Homosexuality was discussed in couched terms in the early twentieth century. Forster refers to 'minorites' and 'homogenic love.' He calls Maurice "my Uranian romance:"

"The feeling of release was huge. An enormous pressure had built up behind the words, years and years of silence, which now pushed into the open. Few things are more powerful than confession, and he told it all to the page. The uncertainty, the doubt, the slowly dawning realisation: he could let it spill."

"Of course, he could never publish it."

Maurice is the only one of E.M. Forster's novels that I have read so far. (My blog comments are here.)  

The following passages from Arctic Summer have given me wonderful insights into the mental work that a writer does: 

"Though he couldn't let go of himself enough to worship, he had never lost a sense of an ultimate cause, a Thing at the back of things, which propelled events without actually shaping them. Whatever the ruptures and ructions of human life, he felt, the universe operated according to some vast, unfolding principle, and to abandon oneself to its rhythms wasn't a senseless undertaking.

  It came to him now that his book might express something of this unity through its structure. It was always a useful moment when a story revealed its deeper nature to him -- told him, as it were, why he was writing it -- and he experienced such a realisation now. He had a sense of a gathering shape, of an underlying architecture to his narrative."

"So his characters, he felt, weren't likeable. No, they had been forged in angry gloom, scored and scratched by their maker."

The title, A Passage to India, comes from a line in Walt Whitman's Leaves of Grass, adding another layer of queer context to Forster's writing.

"Everybody had finally given up on expecting anything new, and then he had slipped it out. He had written a great book, apparently, a masterpiece: the best of his career. And the timing, with the questions of Indian independence so much in the air, couldn't have been better."

Damon Galgut has inspired me to read A Passage to India and I feel quite excited about that! I also look forward to hearing Galgut at the Vancouver Writers Fest later this month.

Friday, October 3, 2014

Adam by Ariel Schrag

17-year-old Adam gets mistaken for a trans guy when he spends a summer with his lesbian sister Casey in New York City. Adam is Ariel Schrag's first novel, a romantic comedy of errors.

In her earlier works -- Awkward; Definition; Potential; and Likewise -- Schrag chronicles her high school years in comics. The autobiographical series is about her queer coming of age. In Adam, we are fully immersed in 21st-century twenty-something queer community, from political activism to play parties.

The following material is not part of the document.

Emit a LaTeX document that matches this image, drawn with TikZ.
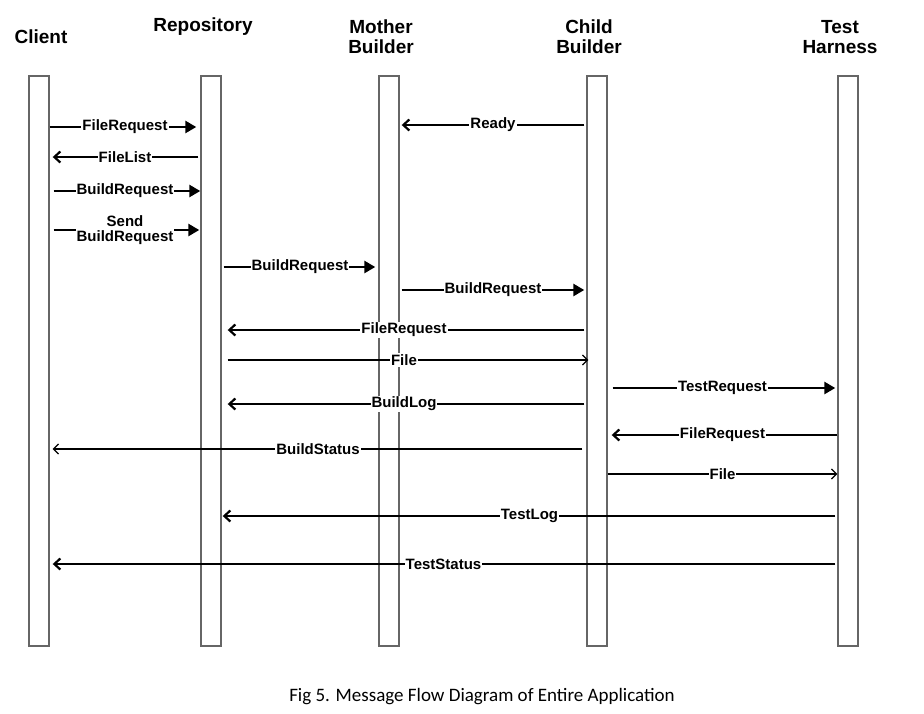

Schrag's transparent prose style keeps the focus on plot, believable dialogue and strong characterization. I flagged a passage in which many book addicts will see themselves:

"'Uh-huh?' said Casey, still not looking up. Adam knew she wasn't listening. It was a surprise Casey heard June at all. When Casey was reading, nothing got through to her. She became dead to everything outside the book. It was an attribute their mom liked to brag about all the time."

Adam is a rewarding romp, wrapped around poignant issues like unrequited love, manipulation and self-construction. So much fun!

Readalikes: (you) set me on fire (Mariko Tamaki); 48 Shades of Brown (Nick Earls); and The Floundering Time (Katy Weselcouch).